Joan Dixon is a looker extraordinaire with bedroom eyes; she looks a bit like Gail Russell without the added soulfulness. The script and the direction don't do her any favors. Ms. Dixon gets the worst dialogue lines when she talks about wanting a future that goes like a rocket. The writers also have her using baseball metaphors to describe Joe being out of his league, income-wise. I afraid Dixon gets chalked up as another Howard Hughes-RKO find who had potential but didn't stick around too long. Roadblock was her biggest picture; perhaps acting wasn't her main interest. At least Joan didn't end up shoehorned into a skimpy harem costume for the flesh parade Son of Sinbad, with a dozen or so other ex-starlets on Hughes' payroll.

Roadblock can't hide its cheapness. The plot centers around a major train robbery, which happens off-screen and is instead represented by a Lionel train setup Joe Peters toys with in a country store up in the mountains. I wouldn't be surprised to find out that the outdoorsy stuff hunting and fishing, as well as the frequent talk about airplanes, was inserted into the script to keep RKO chief Hughes happy. Stock shots abound. A car crash high up on Mulholland Drive is represented by a miniature effects stock shot from the original 1940 High Sierra -- that takes place on a flat parcel of desert. It doesn't cut well -- Charles McGraw gives the car a slight push, and across a cut it's suddenly going 40 mph.

The tense loser-noir ending has poor Joe and Diane making an escape attempt in a car chase through downtown Los Angeles. They end up in the massive concrete flood control riverbed, where if the cops don't get you, giant ants will. Here's where the film pays off, with exciting scenes of bulky old Detroit cars racing in the giant culvert. Diane has by now morphed into a total lovesick innocent, and the only way Joe can show that he's still a decent guy is by pushing her out of the car onto the dirty cement. What are we supposed to make of this? A good man has gone bad and two men are dead, one of them an innocent guard. The film can't think of anybody to blame except Diane, by default: a woman who wanders out of a restrictive gender role is still assumed to be at fault. The exciting but rushed Roadblock comes out a vaguely misogynist noir.
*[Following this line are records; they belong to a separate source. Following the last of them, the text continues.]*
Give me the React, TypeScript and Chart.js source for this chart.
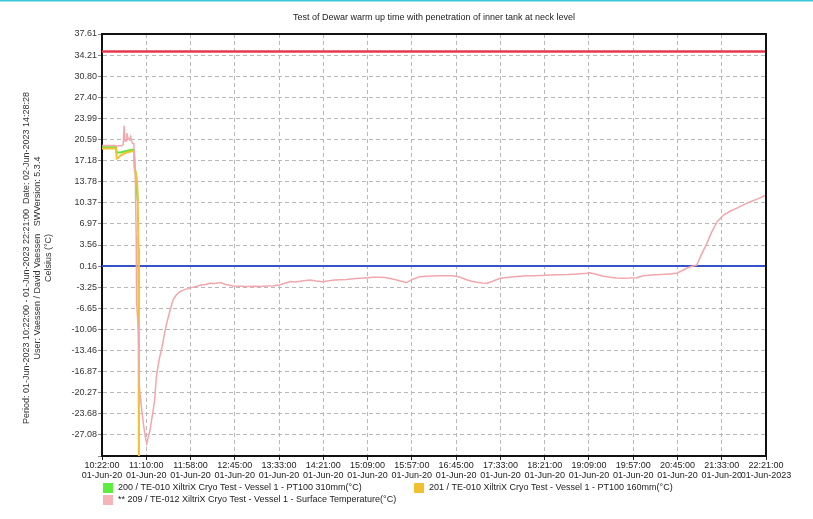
import React, { useEffect, useRef } from "react";
import { Chart, registerables } from "chart.js";

Chart.register(...registerables);

const TITLE = "Test of Dewar warm up time with penetration of inner tank at neck level";
const SIDE_LINES = [
  "Period: 01-Jun-2023 10:22:00 - 01-Jun-2023 22:21:00  Date: 02-Jun-2023 14:28:28",
  "User: Vaessen / David Vaessen   SWVersion: 5.3.4",
  "Celsius (°C)",
];

const TIME_LABELS = [
  "10:22:00", "11:10:00", "11:58:00", "12:45:00", "13:33:00", "14:21:00", "15:09:00", "15:57:00",
  "16:45:00", "17:33:00", "18:21:00", "19:09:00", "19:57:00", "20:45:00", "21:33:00", "22:21:00",
];
const DATE_LABELS = [
  "01-Jun-20", "01-Jun-20", "01-Jun-20", "01-Jun-20", "01-Jun-20", "01-Jun-20", "01-Jun-20", "01-Jun-20",
  "01-Jun-20", "01-Jun-20", "01-Jun-20", "01-Jun-20", "01-Jun-20", "01-Jun-20", "01-Jun-20", "01-Jun-2023",
];
const SPAN_MIN = 719; // minutes from 10:22:00 to 22:21:00

const Y_TICK_LABELS = [
  "37.61", "34.21", "30.80", "27.40", "23.99", "20.59", "17.18", "13.78", "10.37", "6.97",
  "3.56", "0.16", "-3.25", "-6.65", "-10.06", "-13.46", "-16.87", "-20.27", "-23.68", "-27.08",
];
const Y_MIN = -30.49;
const Y_MAX = 37.61;

const HIGH_LIMIT = 34.8;
const LOW_LIMIT = 0.16;

const LABEL_200 = "200 / TE-010 XiltriX Cryo Test - Vessel 1 - PT100 310mm(°C)";
const LABEL_201 = "201 / TE-010 XiltriX Cryo Test - Vessel 1 - PT100 160mm(°C)";
const LABEL_209 = "** 209 / TE-012 XiltriX Cryo Test - Vessel 1 - Surface Temperature(°C)";

// minutes since 10:22:00
const T_200 = [0, 15, 16, 20, 25, 30, 34.5, 35.5, 36.5, 37.5, 38.5, 39];
const V_200 = [19.35, 19.35, 18.5, 18.5, 18.7, 18.85, 18.95, 16.0, 15.2, 12.5, 11.0, 10.6];

const T_201 = [0, 15, 16, 17.5, 20, 25, 30, 34.5, 35.5, 36.5, 37.5, 38.5, 39.5, 40];
const V_201 = [19.15, 19.15, 17.5, 17.6, 18.0, 18.4, 18.6, 18.75, 15.6, 15.2, 14.5, 12.5, 3.0, -45];

const T_209 = [
  0, 14, 16, 22, 23, 24, 25, 26, 27, 28, 29, 30, 31, 32, 33, 34.5,
  36, 37, 37.5, 38.5, 39.5, 40, 40.5, 41.5, 43, 45, 47, 48.5, 50, 52, 55, 57, 59, 62, 65, 68, 70,
  74, 77, 80, 84, 90, 95, 100, 106, 112, 117, 122, 128, 134, 142, 150, 157, 165, 172, 178, 185,
  192, 198, 204, 210, 218, 225, 232, 239, 246, 252, 258, 265, 272, 279, 286, 293, 300, 306, 312,
  318, 324, 330, 336, 344, 351, 358, 366, 373, 380, 387, 394, 400, 406, 412, 417, 423, 431, 438,
  446, 456, 466, 476, 485, 495, 505, 515, 525, 528, 535, 542, 550, 557, 564, 572, 579, 586, 595,
  605, 615, 622, 628, 633, 638, 644, 649, 655, 660, 666, 673, 680, 687, 694, 702, 710, 719,
];
const V_209 = [
  19.6, 19.6, 19.55, 19.6, 19.8, 22.8, 20.3, 20.4, 21.6, 20.8, 20.7, 20.5, 21.0, 20.4, 20.0, 19.9,
  15.0, 5.0, -5.8, -8.0, -10.5, -14.5, -19.3, -21.0, -23.0, -25.5, -27.5, -28.5, -27.5, -26.3, -23.5,
  -21.5, -17.5, -14.8, -12.9, -10.5, -9.1,
  -6.8, -5.3, -4.6, -4.0, -3.6, -3.4, -3.2, -2.95, -2.8, -2.6, -2.65, -2.5, -2.8, -3.05, -3.1, -3.15,
  -3.1, -3.15, -3.05, -3.0,
  -2.9, -2.6, -2.35, -2.4, -2.2, -2.1, -2.25, -2.35, -2.2, -2.1, -2.05, -2.0, -1.9, -1.82, -1.75,
  -1.66, -1.65, -1.7, -1.85,
  -2.05, -2.3, -2.5, -2.0, -1.55, -1.5, -1.44, -1.42, -1.4, -1.39, -1.6, -2.0, -2.3, -2.46, -2.58,
  -2.62, -2.3, -1.82, -1.7,
  -1.55, -1.44, -1.4, -1.35, -1.28, -1.25, -1.2, -1.1, -1.01, -0.91, -1.15, -1.44, -1.65, -1.78,
  -1.82, -1.78, -1.72, -1.39, -1.3,
  -1.2, -1.1, -1.01, -0.6, -0.2, 0.1, 0.33, 2.0, 3.83, 5.6, 7.3, 8.4, 9.0, 9.48, 10.0, 10.55, 11.0, 11.6,
];

const FONT = "'Liberation Sans', Arial, sans-serif";

const COLOR_200 = "#62e23e";
const COLOR_201 = "#f2c232";
const COLOR_209 = "#f3a7ad";

const toPoints = (ts: number[], vs: number[]) => ts.map((t, i) => ({ x: t, y: vs[i] }));

const decorPlugin = {
  id: "decor",
  beforeDraw(chart: any) {
    const { ctx, width } = chart;
    ctx.save();
    ctx.fillStyle = "#ffffff";
    ctx.fillRect(0, 0, width, chart.height);
    ctx.fillStyle = "#3cc6d8";
    ctx.fillRect(0, 0, width, 1.5);
    ctx.restore();
  },
  afterDraw(chart: any) {
    const { ctx, chartArea } = chart;
    ctx.save();
    // frame top/right
    ctx.strokeStyle = "#111";
    ctx.lineWidth = 2;
    ctx.beginPath();
    ctx.moveTo(chartArea.left, chartArea.top);
    ctx.lineTo(chartArea.right, chartArea.top);
    ctx.lineTo(chartArea.right, chartArea.bottom);
    ctx.stroke();

    // title, centred over the plot area
    ctx.fillStyle = "#222";
    ctx.font = `9px ${FONT}`;
    ctx.textAlign = "center";
    ctx.textBaseline = "middle";
    ctx.fillText(TITLE, (chartArea.left + chartArea.right) / 2, 18);

    // side rotated text
    ctx.fillStyle = "#333";
    const xs = [27, 38, 49];
    SIDE_LINES.forEach((line, i) => {
      ctx.save();
      ctx.translate(xs[i], 258);
      ctx.rotate(-Math.PI / 2);
      ctx.fillText(line, 0, 0);
      ctx.restore();
    });

    // legend
    const items = chart.data.datasets.filter((d: any) => d.inLegend);
    const slots = [
      [103, 483],
      [414, 483],
      [103, 495],
    ];
    ctx.textAlign = "left";
    items.forEach((d: any, i: number) => {
      const [x, y] = slots[i];
      ctx.fillStyle = d.legendColor;
      ctx.fillRect(x, y, 10, 10);
      ctx.fillStyle = "#222";
      ctx.fillText(d.label, x + 15, y + 5);
    });
    ctx.restore();
  },
};

export default function App() {
  const ref = useRef<HTMLCanvasElement | null>(null);

  useEffect(() => {
    if (!ref.current) return;
    const chart = new Chart(ref.current, {
      type: "line",
      data: {
        datasets: [
          {
            label: LABEL_200,
            data: toPoints(T_200, V_200),
            borderColor: COLOR_200,
            borderWidth: 2,
            pointRadius: 0,
            order: 3,
            inLegend: true,
            legendColor: "#5cee3c",
          } as any,
          {
            label: LABEL_201,
            data: toPoints(T_201, V_201),
            borderColor: COLOR_201,
            borderWidth: 2,
            pointRadius: 0,
            order: 2,
            inLegend: true,
            legendColor: "#f0c030",
          } as any,
          {
            label: LABEL_209,
            data: toPoints(T_209, V_209),
            borderColor: COLOR_209,
            borderWidth: 1.5,
            pointRadius: 0,
            order: 1,
            inLegend: true,
            legendColor: "#f4b4ba",
          } as any,
          {
            label: "high limit",
            data: [
              { x: 0, y: HIGH_LIMIT },
              { x: SPAN_MIN, y: HIGH_LIMIT },
            ],
            borderColor: "#e63a4c",
            borderWidth: 2.5,
            pointRadius: 0,
            order: 10,
          },
          {
            label: "low limit",
            data: [
              { x: 0, y: LOW_LIMIT },
              { x: SPAN_MIN, y: LOW_LIMIT },
            ],
            borderColor: "#3552c8",
            borderWidth: 2,
            pointRadius: 0,
            order: 10,
          },
        ],
      },
      options: {
        animation: false,
        responsive: false,
        devicePixelRatio: 1,
        layout: { padding: { left: 0, right: 47, top: 34, bottom: 33 } },
        plugins: {
          legend: { display: false },
          tooltip: { enabled: false },
          title: { display: false },
        },
        scales: {
          x: {
            type: "linear",
            min: 0,
            max: SPAN_MIN,
            afterFit: (s: any) => {
              s.height = 30;
            },
            afterBuildTicks: (s: any) => {
              s.ticks = TIME_LABELS.map((_, i) => ({
                value: (i * SPAN_MIN) / (TIME_LABELS.length - 1),
              }));
            },
            ticks: {
              autoSkip: false,
              maxRotation: 0,
              minRotation: 0,
              padding: 1,
              color: "#222",
              font: { size: 9, family: FONT, lineHeight: 1.1 },
              callback: (_v: any, i: number) => [TIME_LABELS[i], DATE_LABELS[i]],
            },
            grid: {
              color: "#b8b8b8",
              lineWidth: 1,
              tickLength: 4,
              tickColor: "#222",
              borderDash: [4, 3],
            } as any,
            border: { display: true, color: "#111", width: 2, dash: [4, 3] },
          },
          y: {
            type: "linear",
            min: Y_MIN,
            max: Y_MAX,
            afterFit: (s: any) => {
              s.width = 102;
            },
            afterBuildTicks: (s: any) => {
              s.ticks = [...Y_TICK_LABELS.map((l) => ({ value: parseFloat(l) })), { value: Y_MIN }];
            },
            ticks: {
              autoSkip: false,
              padding: 1,
              color: "#333",
              font: { size: 9, family: FONT },
              callback: (_v: any, i: number) => (Y_TICK_LABELS[i] !== undefined ? Y_TICK_LABELS[i] : ""),
            },
            grid: {
              color: "#b8b8b8",
              lineWidth: 1,
              tickLength: 4,
              tickColor: "#888",
              borderDash: [4, 3],
            } as any,
            border: { display: true, color: "#111", width: 2, dash: [4, 3] },
          },
        },
      } as any,
      plugins: [decorPlugin],
    });
    return () => chart.destroy();
  }, []);

  return (
    <div style={{ position: "fixed", left: 0, top: 0, width: 813, height: 519, background: "#fff" }}>
      <canvas ref={ref} width={813} height={519} />
    </div>
  );
}
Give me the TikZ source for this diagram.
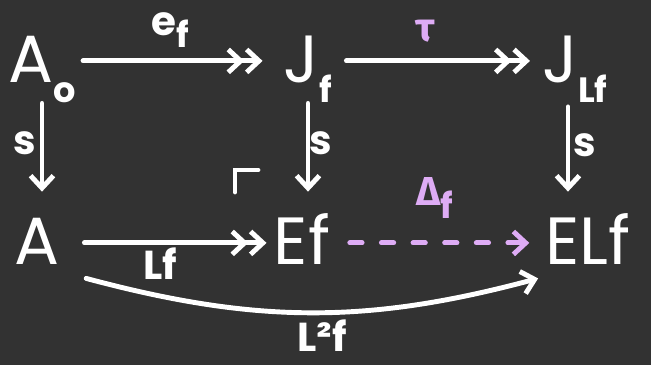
\documentclass[tikz,border=0pt]{standalone}
\usepackage{fontspec}
\setmainfont{Poppins}
\newfontfamily\greekfont{Fira Sans}
\usetikzlibrary{arrows.meta,positioning}
\definecolor{bgcol}{RGB}{50,50,50}
\definecolor{lilac}{RGB}{222,172,245}
\newcommand{\lowsub}[1]{\raisebox{-0.3em}{\fontsize{20}{20}\selectfont\bfseries #1}}
\tikzset{
  % objects of the square
  obj/.style={text=white, font=\fontsize{38}{38}\selectfont, anchor=base,
              text height=28pt, text depth=4pt, inner sep=4pt},
  % arrow labels
  lbl/.style={text=#1, font=\fontsize{23}{23}\selectfont\bfseries, inner sep=1pt},
  lbl/.default={white},
  % plain arrow
  map/.style={draw=#1, line width=2.8pt, line cap=round,
              -{Straight Barb[length=7pt,width=13pt,line width=2.8pt]}},
  map/.default={white},
  % surjection
  epi/.style={map, -{Straight Barb[length=7pt,width=13pt,line width=2.8pt]
                     Straight Barb[length=7pt,width=13pt,line width=2.8pt]}},
  % pullback corner
  corner/.style={draw=white, line width=2.8pt, line cap=round},
}
\begin{document}
\begin{tikzpicture}[x=0.02cm,y=-0.02cm]
  \useasboundingbox[fill=bgcol] (0,0) rectangle (651,365);
  % objects
  \node[obj] (Ao)  at (42,82)   {A\lowsub{o}};
  \node[obj] (Jf)  at (308,82)  {J\lowsub{f}};
  \node[obj] (JLf) at (575,82)  {J\lowsub{Lf}};
  \node[obj] (A)   at (37,264)  {A};
  \node[obj] (Ef)  at (302,264) {Ef};
  \node[obj] (ELf) at (588,264) {ELf};
  % top row
  \draw[epi, shorten <=0pt, shorten >=8pt] (Ao) -- (Jf);
  \draw[epi, shorten <=4pt, shorten >=3pt] (Jf) -- (JLf);
  \node[lbl] (ef) at (170,30) {e\lowsub{f}};
  \node[lbl=lilac] (tau) at (425,31) {\greekfont τ};
  % verticals
  \draw[map, shorten <=4pt, shorten >=9pt] (Ao) -- (Ao |- A.north);
  \draw[map, shorten <=4pt, shorten >=9pt] (Jf) -- (Jf |- Ef.north);
  \draw[map, shorten <=6pt, shorten >=9pt] ([xshift=-4pt]JLf.south) -- ([xshift=-4pt]JLf.south |- ELf.north);
  \node[lbl] (s1) at (25,143)  {s};
  \node[lbl] (s2) at (321,143) {s};
  \node[lbl] (s3) at (585,145) {s};
  % bottom row
  \draw[epi, shorten <=10pt] (A) -- (Ef);
  \node[lbl] (Lf) at (160,264) {Lf};
  \draw[map=lilac, dash pattern=on 7pt off 11pt, shorten <=7pt, shorten >=5pt] (Ef) -- (ELf);
  \node[lbl=lilac] (delta) at (435,198) {{\greekfont Δ}\lowsub{f}};
  \draw[map] ([xshift=11pt]A.south east) to[out=-15, in=195] (ELf.south west);
  \node[lbl] (L2f) at (322,336) {L²f};
  % pullback corner
  \draw[corner] (235,192) -- (235,170) -- (258,170);
\end{tikzpicture}
\end{document}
The Warner Archive Collection DVD-R of Roadblock is an adequate encoding of this overachieving quickie production. Legendary cameraman Nicholas Musuraca could only do so much with a fifteen-day shooting schedule, so don't expect any of his signature intense visuals. Excepting the attractive close-ups of the film's female lead, the whole show is pretty plain-wrap. The image is in very good shape, however, with no appreciable damage.

We think that the WAC might have been holding out in search of a good soundtrack element for Roadblock, but what has survived is a bit tubby sounding. Also, a stretch of ninety seconds or so about 2/3 of the way through has a slight buzz. The original color poster art on the package cover makes Charles McGraw look like a morph between himself and Robert Ryan, as if it was a rush job and the artist had to rework an image already in the RKO file.  1


On a scale of Excellent, Good, Fair, and Poor, Roadblock rates:
Movie: Good
Video: Very Good
Sound: Good --
Supplements: none
Deaf and Hearing Impaired Friendly? N0; Subtitles: None
Packaging: Keep case
Reviewed: The Ides of March 15, 2014

Footnote:

1. A good book about the curious gravel-voiced star is Alan K. Rode's Charles McGraw: Biography of a Film Noir Tough Guy.